Gibraltar Brexit fears are rising as a decision is awaited from the European Court of Justice (ECJ). Gibraltarians want to stay in the single market with good reason. It has become a tax haven for many financial services and online gambling operators.
The small rocky territory borders with the southern Iberian peninsula. It became part of Great Britain in 1713 when it was ceded by the Spanish under the Treaty of Utrecht. It is a highly populated territory with around 33,000 residents.
After the millennium, many bookmakers and online gaming operators moved to Gibraltar to benefit from low corporation tax. The tax regime was later modified during January 2011 but resident companies still enjoy a favourable corporation tax rate of 10%.
Online Gambling after Brexit may be a different ballgame
Within Europe many online casinos can operate freely if they are licensed within an EU Country. Online gambling after Brexit will probably be more restrictive than it now is. Many UK online casinos are licensed by the UK Gambling commission. That enables them to operate securely in the UK and in other countries where they are permitted to do so.

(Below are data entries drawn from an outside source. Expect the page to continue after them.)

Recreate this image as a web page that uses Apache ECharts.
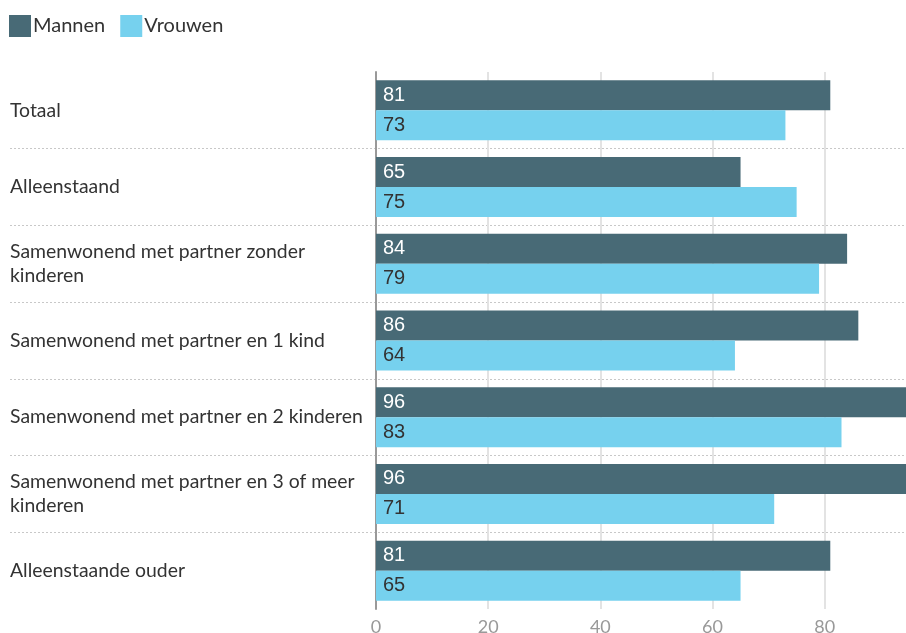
<!DOCTYPE html>
<html>
<head>
<meta charset="utf-8">
<script src="https://cdn.jsdelivr.net/npm/echarts@6/dist/echarts.min.js"></script>
<style>
  html, body { margin: 0; padding: 0; background: #fff; overflow: hidden; }
  #chart { width: 906px; height: 633px; }
</style>
</head>
<body>
<div id="chart"></div>
<script>
// categorieen en waarden
var categories = [
    'Totaal',
    'Alleenstaand',
    'Samenwonend met partner zonder\nkinderen',
    'Samenwonend met partner en 1 kind',
    'Samenwonend met partner en 2 kinderen',
    'Samenwonend met partner en 3 of meer\nkinderen',
    'Alleenstaande ouder'
];
var mannen = [81, 65, 84, 86, 96, 96, 81];
var vrouwen = [73, 75, 79, 64, 83, 71, 65];
var xTicks = [0, 20, 40, 60, 80];

var myChart = echarts.init(document.getElementById('chart'));

var gridTop = 72, gridHeight = 537;

var option = {
    animation: false,
    textStyle: { fontFamily: 'Lato' },
    legend: {
        left: 9,
        top: 15,
        padding: 0,
        itemWidth: 22,
        itemHeight: 22,
        itemGap: 15,
        icon: 'rect',
        textStyle: { fontSize: 20, color: '#333', fontFamily: 'Lato', padding: [0, 0, 0, -3] },
        data: ['Mannen', 'Vrouwen']
    },
    grid: [
        // labels + scheidingslijnen
        { left: 10, right: 0, top: gridTop, height: gridHeight, outerBoundsMode: 'none' },
        // balken
        { left: 376, right: 0, top: gridTop, height: gridHeight, outerBoundsMode: 'none' }
    ],
    xAxis: [
        { gridIndex: 0, type: 'value', show: false, min: 0, max: 1 },
        {
            gridIndex: 1,
            type: 'value',
            min: 0,
            max: 94.5,
            interval: 20,
            axisLine: { show: false },
            axisTick: { show: false },
            axisLabel: {
                color: '#999',
                fontSize: 18,
                fontFamily: 'Lato',
                margin: 9,
                formatter: function (v) {
                    return xTicks.indexOf(v) >= 0 ? String(v) : '';
                }
            },
            splitLine: {
                show: true,
                showMaxLine: false,
                lineStyle: { color: '#e3e3e3', width: 2 }
            }
        }
    ],
    yAxis: [
        {
            gridIndex: 0,
            type: 'category',
            inverse: true,
            data: categories,
            axisLine: { show: false },
            axisTick: { show: false },
            axisLabel: {
                inside: true,
                margin: 0,
                align: 'left',
                color: '#333',
                fontSize: 19.4,
                lineHeight: 24,
                fontFamily: 'Lato'
            },
            splitLine: {
                show: true,
                showMinLine: false,
                showMaxLine: false,
                lineStyle: { color: '#c8c8c8', width: 1, type: [2, 2] }
            }
        },
        {
            gridIndex: 1,
            type: 'category',
            inverse: true,
            data: categories,
            axisLine: { show: true, lineStyle: { color: '#999', width: 2 } },
            axisTick: { show: false },
            axisLabel: { show: false },
            splitLine: { show: false }
        }
    ],
    series: [
        {
            name: 'Mannen',
            type: 'bar',
            xAxisIndex: 1,
            yAxisIndex: 1,
            data: mannen,
            barWidth: 30,
            barGap: '0%',
            itemStyle: { color: '#486a76' },
            label: {
                show: true,
                position: 'insideLeft',
                distance: 7,
                color: '#fff',
                fontSize: 20,
                fontFamily: 'Liberation Sans'
            }
        },
        {
            name: 'Vrouwen',
            type: 'bar',
            xAxisIndex: 1,
            yAxisIndex: 1,
            data: vrouwen,
            barWidth: 30,
            barGap: '0%',
            itemStyle: { color: '#76d1ee' },
            label: {
                show: true,
                position: 'insideLeft',
                distance: 7,
                color: '#333',
                fontSize: 20,
                fontFamily: 'Liberation Sans'
            }
        }
    ]
};

myChart.setOption(option);
</script>
</body>
</html>
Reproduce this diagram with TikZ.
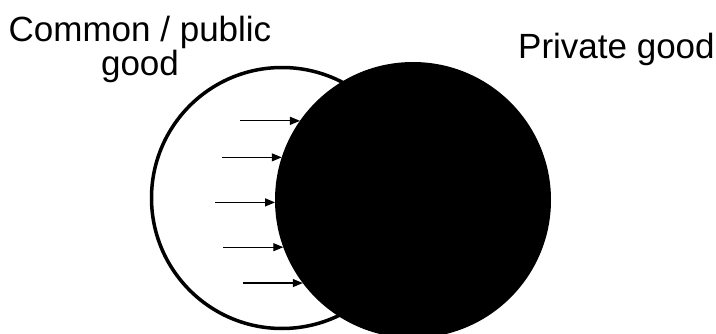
\documentclass[tikz,border=0pt]{standalone}
\usepackage{fontspec}
\setmainfont{Liberation Sans}
\usepackage{tikz}
\usetikzlibrary{arrows.meta, calc}

\begin{document}
\begin{tikzpicture}[%
  x=1pt, y=1pt,
  lbl/.style={font=\fontsize{35}{31}\selectfont, inner sep=0pt, align=center},
  ring/.style={draw, circle, line width=3.5pt, fill=white, minimum size=261pt, inner sep=0pt},
  blob/.style={circle, fill=black, minimum size=276pt, inner sep=0pt, outer sep=0pt},
  arr/.style={-{Triangle[length=10pt, width=8pt]}, line width=1.2pt}
]
\useasboundingbox (0,0) rectangle (716,333);

% Circles
\node[ring] (pub) at (282,135) {};
\node[blob] (priv) at (413,133) {};

% Arrows pushing into the private good
\foreach \a [count=\i] in {145.6, 162.3, 181, 200.3, 217}{
  \coordinate (s\i) at ($(priv.\a)+(-60,0)$);
  \draw[arr] (s\i) -- (priv.\a);
}

% Labels
\node[lbl, anchor=north] (publbl) at (140,317) {Common / public\\good};
\node[lbl, anchor=base west] (privlbl) at (518,275) {Private good};
\end{tikzpicture}
\end{document}
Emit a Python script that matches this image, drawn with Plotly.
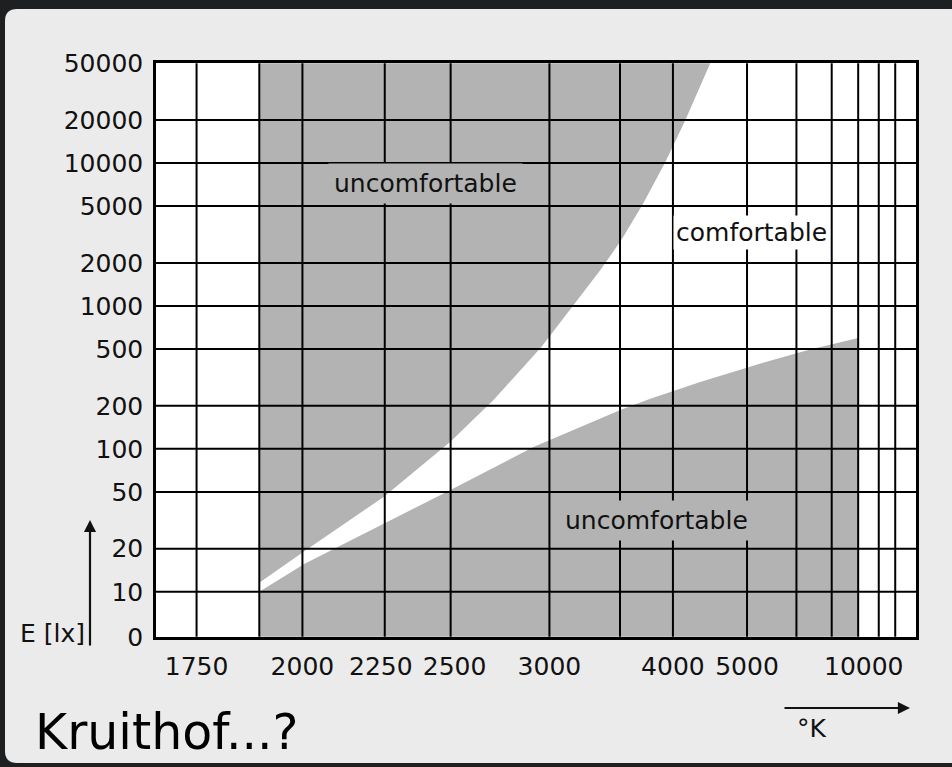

Some EU countries have been able to limit competition from foreign competitors. For example, Spain will not allow a foreign online casino to operate unless it has a Spanish domain name and is licensed in Spain. The Czech Republic has also done the same thing. The point here is that online casinos which do operate legally in Spain and the Czech Republic have to pay taxes in those countries. Finland has a free trade deal with Europe but they will not allow foreign online casino operators because their gambling industry is nationalised and prevents private gambling operations.